Слишком долго провалялся в постели с самыми муторными мыслями и с неодолимым отвращением к любым – хоть и неизбежным – приготовлениям к судебному заседанию в Ауссиге во вторник. Не знаю, получила ли Ты уже мое письмо, в котором я сообщаю Тебе об Ауссиге. Значит, во вторник мы никоим образом встретиться не сумеем, но это не важно, лишь бы Ты, Фелиция, уже уехала из этого жуткого Франкфурта. Он Тебя ко мне не отпускал, и то мне казалось, что Ты даже не слишком сопротивляешься, то наоборот, что сопротивляешься чрезмерно и из последних сил. Теперь, должно быть, Ты уже едешь в Берлин, сейчас половина седьмого. Послать телеграмму – казалось бы, чего уж проще, но у Тебя всегда, всегда без исключений это оказывается великолепной идеей. Протягиваешь из постели руку – и вдруг держишь листок, который можно прочесть, и хотя бы на секунду некая высшая сила выдергивает тебя из омерзительного круга одних и тех же мыслей. Если бы только я мог писать, Фелиция! Мне кажется, Ты не до конца осознала, что писать – это для меня единственная внутренняя предпосылка существования. В том, что Ты этого не осознала, ничего удивительно нет, я плохо умею это выразить, лишь среди внутренних образов своей души я по-настоящему пробуждаюсь, но как раз об этих вещах и о своем состоянии я не умею ни убедительно писать, ни говорить.

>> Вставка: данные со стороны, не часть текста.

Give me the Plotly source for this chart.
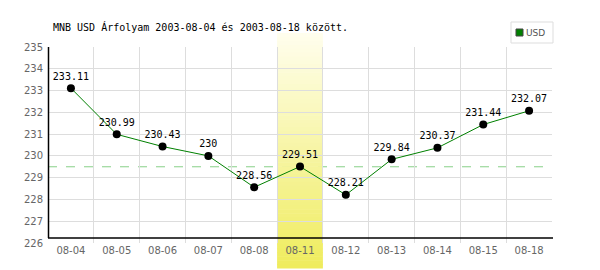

Вообще-то в этом не было бы и нужды, будь все остальное при мне.
А теперь еще целых три недели до Троицы, как тут веселиться? Ты говоришь, все будет хорошо. Что ж, я посмотрю, внимания мне не занимать.
20.04.1913
Итак, сейчас уже вечер воскресенья, перед сном, а я действительно так ничего и не подготовил для Ауссига, хотя завтра у меня едва ли будет на это время, а к этому сложному судебному заседанию мне нужно в полном порядке держать в голове тысячу разных вещей, если я хочу отправиться туда с крохотной надеждой на успех или хотя бы с уверенностью, что я не опозорюсь. А я не могу, не могу, и все! Добро бы нужно было только просмотреть документы, но чтобы только подступиться к этой работе, мне нужно – просто чтобы Ты поняла меру моего к ней отвращения – горы в себе своротить! Не могу. Фелиция, Тебе не приходило в голову, что в своих письмах к Тебе я Тебя не столько люблю – ибо в этом случае я должен был бы только о Тебе думать и о Тебе одной писать, – сколько скорее Тебя обожествляю, ожидая от Тебя помощи и благословения в самых немыслимых вещах. Иначе с какой бы еще стати мне, к примеру, писать Тебе о командировке в Ауссиг?

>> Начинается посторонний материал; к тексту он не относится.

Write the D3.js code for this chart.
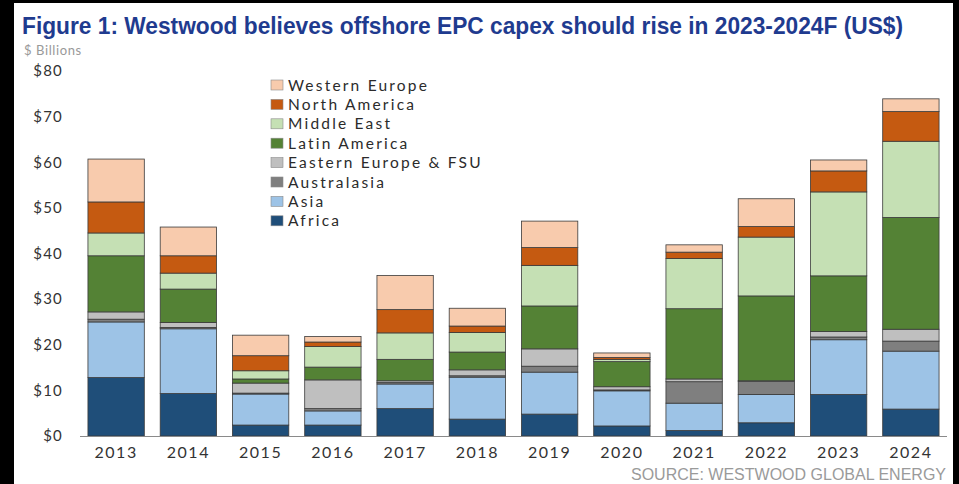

Сегодняшнее послеобеденное письмо придет к Тебе надорванным, это я уже по пути на вокзал его надорвал от бессильной ярости, что не могу написать Тебе отчетливо и истинно, истинно и отчетливо, сколько бы ни старался, то есть даже с помощью пера мне не удается Тебя удержать и хоть как-то донести до Тебя биение моего сердца, а значит, и во всем другом, что помимо и кроме писательства, мне тоже ждать нечего. Вот сегодня после обеда я, к примеру, написал Тебе, что пробуждаюсь лишь среди внутренних образов своей души или что-то в этом роде. Разумеется, это неточно и неверно, страшно напыщенно – и все-таки это правда, истинная правда. Но так я ничего Тебе не объясню, а себе только опротивею. И все равно – мне невозможно отложить перо, я должен снова и снова предпринимать попытку, пусть она снова и снова не удается и все валится на меня обратно. Поэтому я и письмо надорвал, а надо было совсем разорвать, и поступать так с каждым письмом, потому что, если бы Ты вместо письма только клочки получала, это было бы то же самое, а может, и даже наверное, лучше.
Теперь Ты, должно быть, уже в Берлине, который в связи с этим опять заполняется для меня жизнью и снова обретает то же достойное и почти величественное место, которое он вот уже полгода занимает в моем сознании.